Radio Transmitters (Cellular Base Stations, Broadcast)
Modern cellular standards (4G LTE, 5G NR) use complex modulation schemes like 256-QAM OFDM, which have high peak-to-average power ratios (PAPR) of 8–12 dB. The PA must remain linear for large envelope swings to avoid spectral splatter into adjacent channels. Basestation PAs typically achieve 50–60 dB gain using GaN or LDMOS transistors, with OIP3 above 50 dBm. DPD and Doherty architectures are essential to meet stringent ACPR and EVM masks while keeping efficiency above 40%.
Audio Amplifiers
Audio PAs prioritize linearity (low total harmonic distortion, THD) over raw gain. The human ear is sensitive to even 0.1% THD, especially in midrange frequencies. Many high-fidelity audio amplifiers operate in Class A or Class AB with heavy global feedback to reduce distortion to below 0.01%. Gain is typically moderate (20–30 dB) because the preceding preamplifier already provides substantial voltage gain.
RF Communication Handsets and IoT
Small, battery-powered devices need PAs that are simultaneously efficient, compact, and linear enough for the modulation scheme. For example, a Wi‑Fi 6 PA in a smartphone must deliver +17 dBm output with EVM under 3% (64-QAM MCS7) while drawing less than 100 mA. CMOS PAs with on-chip linearization (e.g., adaptive biasing, capacitive compensation) are common. The gain is lower (20–25 dB) to reduce risk of instability in the compact layout.
Instrumentation and Test Equipment
Wideband laboratory amplifiers that drive signal generators or RF power meters often stress gain flatness and low distortion over many octaves. They use Class A biasing with very high quiescent current to maintain linearity over a >10 dB back-off. Gain is typically 30–40 dB, with OIP3 specifications given at 1 dB compression point headroom.

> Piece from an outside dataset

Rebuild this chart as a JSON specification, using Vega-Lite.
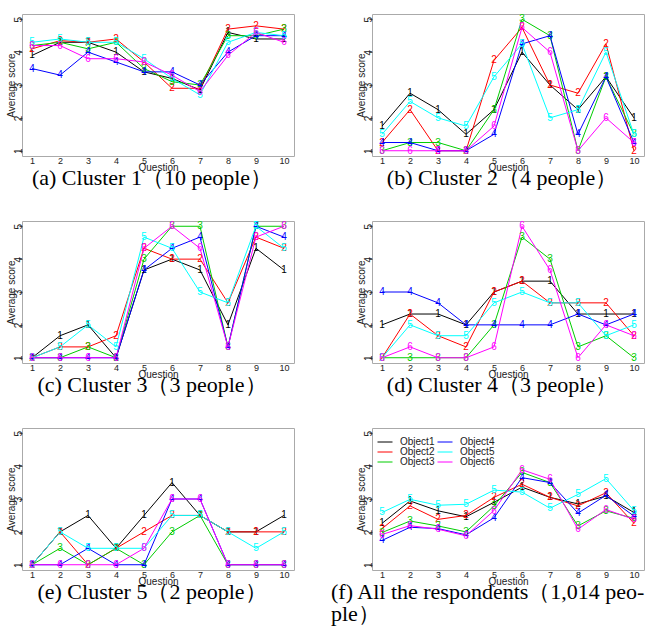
{
  "$schema": "https://vega.github.io/schema/vega-lite/v6.json",
  "padding": {"left": 5, "top": 13, "right": 0, "bottom": 0},
  "background": "white",
  "data": {"values": [
    {"p":"a","q":1,"1":3.9,"2":4.1,"3":4.2,"4":3.5,"5":4.3,"6":4.2},
    {"p":"a","q":2,"1":4.3,"2":4.35,"3":4.3,"4":3.3,"5":4.4,"6":4.2},
    {"p":"a","q":3,"1":4.3,"2":4.3,"3":4.1,"4":4.0,"5":4.3,"6":3.8},
    {"p":"a","q":4,"1":4.0,"2":4.4,"3":4.3,"4":3.7,"5":4.3,"6":3.8},
    {"p":"a","q":5,"1":3.4,"2":3.7,"3":3.5,"4":3.4,"5":3.8,"6":3.7},
    {"p":"a","q":6,"1":3.2,"2":2.9,"3":3.1,"4":3.4,"5":3.2,"6":3.3},
    {"p":"a","q":7,"1":2.85,"2":2.9,"3":3.0,"4":3.0,"5":2.7,"6":2.8},
    {"p":"a","q":8,"1":4.6,"2":4.7,"3":4.5,"4":4.0,"5":4.3,"6":3.9},
    {"p":"a","q":9,"1":4.4,"2":4.8,"3":4.5,"4":4.5,"5":4.6,"6":4.6},
    {"p":"a","q":10,"1":4.4,"2":4.7,"3":4.7,"4":4.5,"5":4.5,"6":4.3},
    {"p":"b","q":1,"1":1.75,"2":1.25,"3":1.0,"4":1.25,"5":1.5,"6":1.0},
    {"p":"b","q":2,"1":2.75,"2":2.25,"3":1.25,"4":1.25,"5":2.5,"6":1.0},
    {"p":"b","q":3,"1":2.25,"2":1.0,"3":1.25,"4":1.0,"5":2.0,"6":1.0},
    {"p":"b","q":4,"1":1.5,"2":1.0,"3":1.0,"4":1.0,"5":1.75,"6":1.0},
    {"p":"b","q":5,"1":2.25,"2":3.75,"3":2.25,"4":1.5,"5":3.25,"6":1.75},
    {"p":"b","q":6,"1":4.0,"2":4.75,"3":5.0,"4":4.25,"5":4.25,"6":4.75},
    {"p":"b","q":7,"1":3.0,"2":3.0,"3":4.5,"4":4.5,"5":2.0,"6":4.0},
    {"p":"b","q":8,"1":2.25,"2":2.75,"3":1.0,"4":1.5,"5":2.25,"6":1.0},
    {"p":"b","q":9,"1":3.25,"2":4.25,"3":3.25,"4":3.25,"5":4.0,"6":2.0},
    {"p":"b","q":10,"1":2.0,"2":1.0,"3":1.5,"4":1.25,"5":1.5,"6":1.25},
    {"p":"c","q":1,"1":1,"2":1,"3":1,"4":1,"5":1,"6":1},
    {"p":"c","q":2,"1":1.67,"2":1.33,"3":1,"4":1,"5":1.33,"6":1},
    {"p":"c","q":3,"1":2.0,"2":1.33,"3":1.33,"4":1,"5":2.0,"6":1},
    {"p":"c","q":4,"1":1.0,"2":1.67,"3":1.0,"4":1,"5":1.33,"6":1},
    {"p":"c","q":5,"1":3.67,"2":4.33,"3":4.0,"4":3.67,"5":4.67,"6":4.33},
    {"p":"c","q":6,"1":4.0,"2":4.0,"3":5.0,"4":4.33,"5":4.33,"6":5.0},
    {"p":"c","q":7,"1":3.67,"2":4.0,"3":5.0,"4":4.67,"5":3.0,"6":4.33},
    {"p":"c","q":8,"1":2.0,"2":2.67,"3":1.33,"4":1.33,"5":2.67,"6":1.33},
    {"p":"c","q":9,"1":4.33,"2":4.67,"3":5.0,"4":5.0,"5":5.0,"6":4.67},
    {"p":"c","q":10,"1":3.67,"2":4.33,"3":5.0,"4":4.67,"5":4.33,"6":5.0},
    {"p":"d","q":1,"1":2.0,"2":1.0,"3":1.0,"4":3.0,"5":1.0,"6":1.0},
    {"p":"d","q":2,"1":2.33,"2":2.33,"3":1.0,"4":3.0,"5":2.0,"6":1.33},
    {"p":"d","q":3,"1":2.33,"2":1.67,"3":1.0,"4":2.67,"5":1.67,"6":1.0},
    {"p":"d","q":4,"1":2.0,"2":1.33,"3":1.0,"4":2.0,"5":1.67,"6":1.0},
    {"p":"d","q":5,"1":3.0,"2":3.0,"3":2.0,"4":2.0,"5":2.67,"6":1.33},
    {"p":"d","q":6,"1":3.33,"2":3.33,"3":4.67,"4":2.0,"5":3.0,"6":5.0},
    {"p":"d","q":7,"1":3.33,"2":2.67,"3":4.0,"4":2.0,"5":2.67,"6":3.67},
    {"p":"d","q":8,"1":2.33,"2":2.67,"3":1.33,"4":2.33,"5":2.67,"6":1.0},
    {"p":"d","q":9,"1":2.33,"2":2.67,"3":1.67,"4":2.0,"5":1.67,"6":2.0},
    {"p":"d","q":10,"1":2.33,"2":1.67,"3":1.0,"4":2.33,"5":2.0,"6":1.67},
    {"p":"e","q":1,"1":1,"2":1,"3":1,"4":1,"5":1,"6":1},
    {"p":"e","q":2,"1":2.0,"2":2.0,"3":1.5,"4":1.0,"5":2.0,"6":1.0},
    {"p":"e","q":3,"1":2.5,"2":1.0,"3":1.0,"4":1.5,"5":1.5,"6":1.0},
    {"p":"e","q":4,"1":1.5,"2":1.5,"3":1.5,"4":1.0,"5":1.5,"6":1.0},
    {"p":"e","q":5,"1":2.5,"2":2.0,"3":1.0,"4":1.0,"5":1.5,"6":1.5},
    {"p":"e","q":6,"1":3.5,"2":2.5,"3":2.0,"4":3.0,"5":2.5,"6":3.0},
    {"p":"e","q":7,"1":2.5,"2":2.5,"3":2.5,"4":3.0,"5":2.5,"6":3.0},
    {"p":"e","q":8,"1":2.0,"2":2.0,"3":1.0,"4":1.0,"5":2.0,"6":1.0},
    {"p":"e","q":9,"1":2.0,"2":2.0,"3":1.0,"4":1.0,"5":1.5,"6":1.0},
    {"p":"e","q":10,"1":2.5,"2":2.0,"3":1.0,"4":1.0,"5":2.0,"6":1.0},
    {"p":"f","q":1,"1":2.26,"2":2.1,"3":1.98,"4":1.74,"5":2.59,"6":1.92},
    {"p":"f","q":2,"1":2.94,"2":2.79,"3":2.33,"4":2.14,"5":2.99,"6":2.19},
    {"p":"f","q":3,"1":2.64,"2":2.38,"3":2.18,"4":2.1,"5":2.81,"6":2.08},
    {"p":"f","q":4,"1":2.46,"2":2.5,"3":2.0,"4":1.91,"5":2.84,"6":1.88},
    {"p":"f","q":5,"1":2.9,"2":3.05,"3":2.79,"4":2.43,"5":3.27,"6":2.65},
    {"p":"f","q":6,"1":3.36,"2":3.45,"3":3.81,"4":3.65,"5":3.21,"6":3.89},
    {"p":"f","q":7,"1":3.05,"2":3.05,"3":3.5,"4":3.5,"5":2.72,"6":3.6},
    {"p":"f","q":8,"1":2.85,"2":2.79,"3":2.18,"4":2.57,"5":3.14,"6":2.08},
    {"p":"f","q":9,"1":3.09,"2":3.19,"3":2.64,"4":3.11,"5":3.62,"6":2.68},
    {"p":"f","q":10,"1":2.59,"2":2.26,"3":2.41,"4":2.48,"5":2.65,"6":2.38}
  ]},
  "transform": [{"fold": ["1","2","3","4","5","6"], "as": ["k","v"]}],
  "columns": 2,
  "spacing": {"row": 30, "column": 35},
  "resolve": {"legend": {"color": "independent"}},
  "concat": [
    {
      "width": 272, "height": 142,
      "title": {"text": "(a) Cluster 1（10 people）", "dx": -6},
      "transform": [{"filter": "datum.p == 'a'"}],
      "encoding": {
        "x": {"field": "q", "type": "quantitative", "scale": {"domain": [0.64, 10.36], "nice": false, "zero": false}, "axis": {"values": [1,2,3,4,5,6,7,8,9,10], "title": "Question"}},
        "y": {"field": "v", "type": "quantitative", "scale": {"domain": [0.84, 5.16], "nice": false, "zero": false}, "axis": {"values": [1,2,3,4,5], "title": "Average score"}},
        "color": {"field": "k", "type": "nominal", "scale": {"domain": ["1","2","3","4","5","6"], "range": ["#000000","#FF0000","#00CD00","#0000FF","#00FFFF","#FF00FF"]}, "legend": null}
      },
      "layer": [
        {"mark": {"type": "line", "strokeWidth": 1}},
        {"mark": {"type": "text", "fontSize": 10, "font": "Liberation Sans"}, "encoding": {"text": {"field": "k"}}}
      ]
    },
    {
      "width": 272, "height": 142,
      "title": {"text": "(b) Cluster 2（4 people）", "dx": -6},
      "transform": [{"filter": "datum.p == 'b'"}],
      "encoding": {
        "x": {"field": "q", "type": "quantitative", "scale": {"domain": [0.64, 10.36], "nice": false, "zero": false}, "axis": {"values": [1,2,3,4,5,6,7,8,9,10], "title": "Question"}},
        "y": {"field": "v", "type": "quantitative", "scale": {"domain": [0.84, 5.16], "nice": false, "zero": false}, "axis": {"values": [1,2,3,4,5], "title": "Average score"}},
        "color": {"field": "k", "type": "nominal", "scale": {"domain": ["1","2","3","4","5","6"], "range": ["#000000","#FF0000","#00CD00","#0000FF","#00FFFF","#FF00FF"]}, "legend": null}
      },
      "layer": [
        {"mark": {"type": "line", "strokeWidth": 1}},
        {"mark": {"type": "text", "fontSize": 10, "font": "Liberation Sans"}, "encoding": {"text": {"field": "k"}}}
      ]
    },
    {
      "width": 272, "height": 142,
      "title": {"text": "(c) Cluster 3（3 people）", "dx": -6},
      "transform": [{"filter": "datum.p == 'c'"}],
      "encoding": {
        "x": {"field": "q", "type": "quantitative", "scale": {"domain": [0.64, 10.36], "nice": false, "zero": false}, "axis": {"values": [1,2,3,4,5,6,7,8,9,10], "title": "Question"}},
        "y": {"field": "v", "type": "quantitative", "scale": {"domain": [0.84, 5.16], "nice": false, "zero": false}, "axis": {"values": [1,2,3,4,5], "title": "Average score"}},
        "color": {"field": "k", "type": "nominal", "scale": {"domain": ["1","2","3","4","5","6"], "range": ["#000000","#FF0000","#00CD00","#0000FF","#00FFFF","#FF00FF"]}, "legend": null}
      },
      "layer": [
        {"mark": {"type": "line", "strokeWidth": 1}},
        {"mark": {"type": "text", "fontSize": 10, "font": "Liberation Sans"}, "encoding": {"text": {"field": "k"}}}
      ]
    },
    {
      "width": 272, "height": 142,
      "title": {"text": "(d) Cluster 4（3 people）", "dx": -6},
      "transform": [{"filter": "datum.p == 'd'"}],
      "encoding": {
        "x": {"field": "q", "type": "quantitative", "scale": {"domain": [0.64, 10.36], "nice": false, "zero": false}, "axis": {"values": [1,2,3,4,5,6,7,8,9,10], "title": "Question"}},
        "y": {"field": "v", "type": "quantitative", "scale": {"domain": [0.84, 5.16], "nice": false, "zero": false}, "axis": {"values": [1,2,3,4,5], "title": "Average score"}},
        "color": {"field": "k", "type": "nominal", "scale": {"domain": ["1","2","3","4","5","6"], "range": ["#000000","#FF0000","#00CD00","#0000FF","#00FFFF","#FF00FF"]}, "legend": null}
      },
      "layer": [
        {"mark": {"type": "line", "strokeWidth": 1}},
        {"mark": {"type": "text", "fontSize": 10, "font": "Liberation Sans"}, "encoding": {"text": {"field": "k"}}}
      ]
    },
    {
      "width": 272, "height": 142,
      "title": {"text": "(e) Cluster 5（2 people）", "dx": -6},
      "transform": [{"filter": "datum.p == 'e'"}],
      "encoding": {
        "x": {"field": "q", "type": "quantitative", "scale": {"domain": [0.64, 10.36], "nice": false, "zero": false}, "axis": {"values": [1,2,3,4,5,6,7,8,9,10], "title": "Question"}},
        "y": {"field": "v", "type": "quantitative", "scale": {"domain": [0.84, 5.16], "nice": false, "zero": false}, "axis": {"values": [1,2,3,4,5], "title": "Average score"}},
        "color": {"field": "k", "type": "nominal", "scale": {"domain": ["1","2","3","4","5","6"], "range": ["#000000","#FF0000","#00CD00","#0000FF","#00FFFF","#FF00FF"]}, "legend": null}
      },
      "layer": [
        {"mark": {"type": "line", "strokeWidth": 1}},
        {"mark": {"type": "text", "fontSize": 10, "font": "Liberation Sans"}, "encoding": {"text": {"field": "k"}}}
      ]
    },
    {
      "width": 272, "height": 142,
      "title": {"text": ["(f) All the respondents（1,014 peo-", "ple）"], "anchor": "start", "dx": -41, "lineHeight": 22},
      "transform": [{"filter": "datum.p == 'f'"}],
      "encoding": {
        "x": {"field": "q", "type": "quantitative", "scale": {"domain": [0.64, 10.36], "nice": false, "zero": false}, "axis": {"values": [1,2,3,4,5,6,7,8,9,10], "title": "Question"}},
        "y": {"field": "v", "type": "quantitative", "scale": {"domain": [0.84, 5.16], "nice": false, "zero": false}, "axis": {"values": [1,2,3,4,5], "title": "Average score"}},
        "color": {"field": "k", "type": "nominal", "scale": {"domain": ["1","2","3","4","5","6"], "range": ["#000000","#FF0000","#00CD00","#0000FF","#00FFFF","#FF00FF"]},
          "legend": {"orient": "none", "legendX": 8, "legendY": 9, "columns": 2, "title": null, "symbolType": "M-2.5,0H2.5", "symbolSize": 36, "symbolStrokeWidth": 1, "labelExpr": "'Object' + datum.label", "labelFont": "Liberation Sans", "labelFontSize": 10, "labelOffset": 10, "rowPadding": 0, "columnPadding": 0, "padding": 0, "symbolOffset": 0}}
      },
      "layer": [
        {"mark": {"type": "line", "strokeWidth": 1}},
        {"mark": {"type": "text", "fontSize": 10, "font": "Liberation Sans"}, "encoding": {"text": {"field": "k"}}}
      ]
    }
  ],
  "config": {
    "view": {"stroke": "#aaaaaa", "strokeWidth": 1},
    "axis": {"domain": false, "grid": false, "labelFont": "Liberation Sans", "labelFontSize": 9, "labelColor": "#222", "titleFont": "Liberation Sans", "titleFontSize": 10, "titleFontWeight": "normal", "titleColor": "#222", "tickColor": "#555", "tickSize": 3},
    "axisX": {"ticks": false, "labelPadding": 0, "titlePadding": -3},
    "axisY": {"labelAngle": -90, "labelPadding": 1, "labelFontSize": 10, "titlePadding": -3, "labelBaseline": "middle"},
    "title": {"orient": "bottom", "frame": "group", "font": "Liberation Serif", "fontSize": 22, "fontWeight": "normal", "color": "#000", "offset": -4},
    "legend": {"labelColor": "#222"}
  }
}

Emerging Technologies and Future Directions
The relentless push for higher data rates and lower power consumption drives innovation in PA design.
- GaN on SiC – Gallium Nitride transistors offer very high breakdown voltage and current density, enabling PAs with gain >20 dB up to millimeter-wave frequencies while maintaining excellent linearity.
- Envelope Tracking (ET) – The supply voltage to the PA is modulated dynamically to track the signal envelope. ET improves efficiency at back-off by reducing dissipation, and careful design preserves linearity.
- Load Modulation and Outphasing – Architectures like Chireix and LINC (Linear amplification using Nonlinear Components) use two or more PAs combined with varying phase to reconstruct a linear signal from nonlinear building blocks.
- Machine Learning for PA Linearization – Neural networks and reinforcement learning are being applied to optimize DPD coefficients in real time, achieving better correction with lower computational overhead than traditional polynomial models.
For further reading on GaN PA linearity, see this Qorvo blog on GaN power amplifier linearity.
Conclusion
Power gain and linearity are two pillars of power amplifier design, locked in a constant trade-off that engineers must carefully manage. Gain provides the brute strength to boost weak signals; linearity ensures that the amplified signal remains clean and usable. Through clever circuit techniques—feedback, biasing, Doherty architectures, and digital predistortion—designers push the envelope of both performance metrics simultaneously. As next-generation wireless systems demand ever-higher throughput and lower power consumption, the art of balancing gain and linearity will remain at the heart of innovation in power amplifier circuits.